• [What to work on]:
Where a line holds the string "with", return that line.

** begin Data for this task **

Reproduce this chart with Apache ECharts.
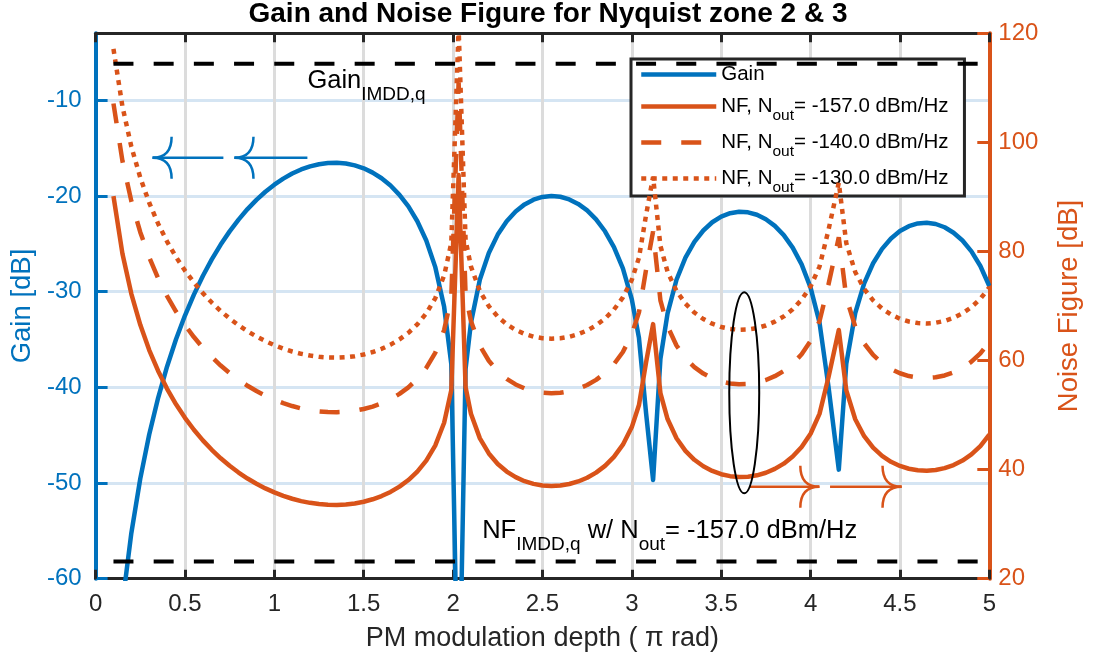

** end Data for this task **
** begin Data for this task **

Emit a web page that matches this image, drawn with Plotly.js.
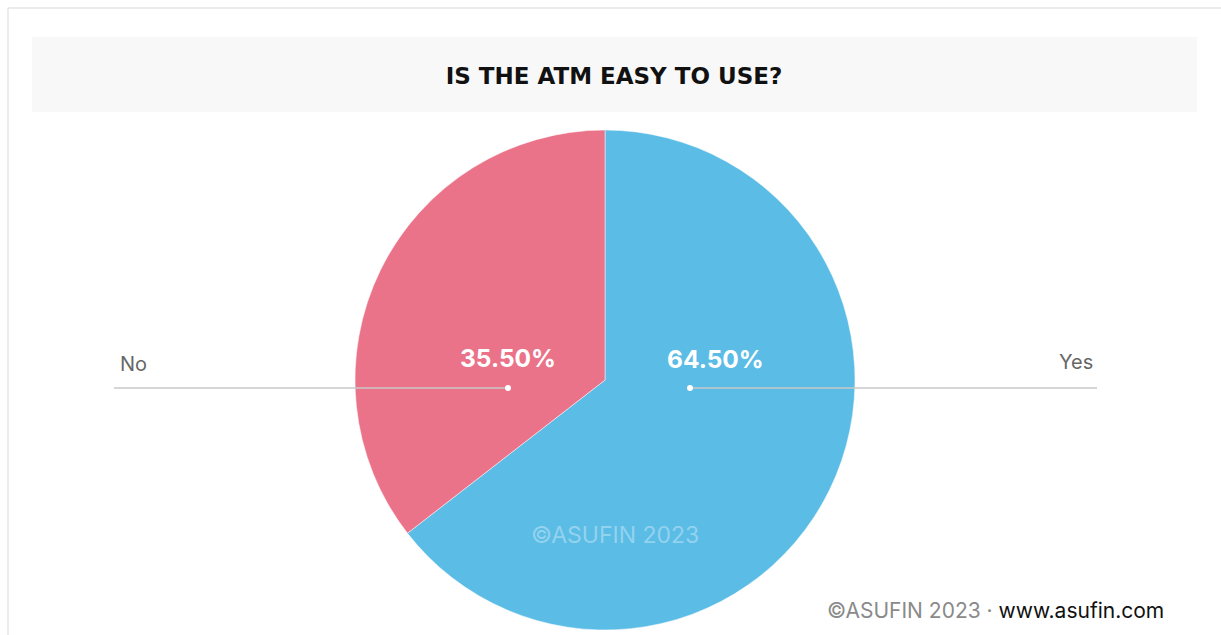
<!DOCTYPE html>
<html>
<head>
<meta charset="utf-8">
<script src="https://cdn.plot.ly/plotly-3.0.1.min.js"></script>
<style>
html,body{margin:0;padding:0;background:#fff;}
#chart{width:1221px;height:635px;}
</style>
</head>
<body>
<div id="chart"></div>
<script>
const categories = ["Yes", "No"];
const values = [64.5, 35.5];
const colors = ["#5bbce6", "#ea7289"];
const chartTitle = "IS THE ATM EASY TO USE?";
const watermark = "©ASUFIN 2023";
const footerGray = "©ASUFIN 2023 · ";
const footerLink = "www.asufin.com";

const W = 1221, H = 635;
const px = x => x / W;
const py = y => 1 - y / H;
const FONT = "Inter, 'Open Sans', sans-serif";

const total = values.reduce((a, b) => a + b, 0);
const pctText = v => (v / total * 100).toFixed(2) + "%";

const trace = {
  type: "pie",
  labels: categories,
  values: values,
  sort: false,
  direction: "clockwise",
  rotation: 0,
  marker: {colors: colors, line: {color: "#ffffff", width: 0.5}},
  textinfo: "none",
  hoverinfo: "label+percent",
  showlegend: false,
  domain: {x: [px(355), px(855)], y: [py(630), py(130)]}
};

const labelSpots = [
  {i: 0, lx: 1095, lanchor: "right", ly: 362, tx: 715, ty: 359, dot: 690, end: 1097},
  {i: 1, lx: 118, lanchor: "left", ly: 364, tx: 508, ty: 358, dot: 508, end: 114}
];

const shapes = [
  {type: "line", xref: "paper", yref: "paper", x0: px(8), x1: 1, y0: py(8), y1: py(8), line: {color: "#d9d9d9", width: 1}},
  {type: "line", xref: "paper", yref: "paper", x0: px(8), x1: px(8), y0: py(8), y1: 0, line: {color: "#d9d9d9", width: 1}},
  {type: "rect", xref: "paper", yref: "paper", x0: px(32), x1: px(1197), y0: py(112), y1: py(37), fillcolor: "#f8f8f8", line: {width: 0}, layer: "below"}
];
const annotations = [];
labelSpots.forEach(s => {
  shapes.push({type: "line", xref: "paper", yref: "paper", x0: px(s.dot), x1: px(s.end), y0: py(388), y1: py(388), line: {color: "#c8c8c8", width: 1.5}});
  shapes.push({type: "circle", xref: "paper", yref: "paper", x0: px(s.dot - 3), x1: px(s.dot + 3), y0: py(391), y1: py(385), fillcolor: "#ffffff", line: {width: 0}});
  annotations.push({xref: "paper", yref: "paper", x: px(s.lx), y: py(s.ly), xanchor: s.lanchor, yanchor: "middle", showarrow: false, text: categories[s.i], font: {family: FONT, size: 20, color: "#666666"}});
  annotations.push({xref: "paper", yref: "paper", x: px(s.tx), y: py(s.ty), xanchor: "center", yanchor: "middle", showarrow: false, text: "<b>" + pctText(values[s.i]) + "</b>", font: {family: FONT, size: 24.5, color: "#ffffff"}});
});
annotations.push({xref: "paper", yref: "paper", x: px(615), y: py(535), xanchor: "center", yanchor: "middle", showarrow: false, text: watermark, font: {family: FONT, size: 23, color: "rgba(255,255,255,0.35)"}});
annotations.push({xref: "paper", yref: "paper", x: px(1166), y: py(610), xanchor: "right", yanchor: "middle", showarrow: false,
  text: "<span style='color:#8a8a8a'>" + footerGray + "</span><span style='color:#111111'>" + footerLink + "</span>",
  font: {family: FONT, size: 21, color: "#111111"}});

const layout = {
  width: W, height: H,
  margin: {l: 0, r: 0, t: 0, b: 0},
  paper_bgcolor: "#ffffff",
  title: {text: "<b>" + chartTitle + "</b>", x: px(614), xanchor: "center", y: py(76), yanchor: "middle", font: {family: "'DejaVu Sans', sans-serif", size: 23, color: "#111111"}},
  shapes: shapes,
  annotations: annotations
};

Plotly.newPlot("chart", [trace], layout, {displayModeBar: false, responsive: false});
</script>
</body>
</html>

** end Data for this task **

• [Finished task]:
Reproduce this chart with Apache ECharts.
Emit a web page that matches this image, drawn with Plotly.js.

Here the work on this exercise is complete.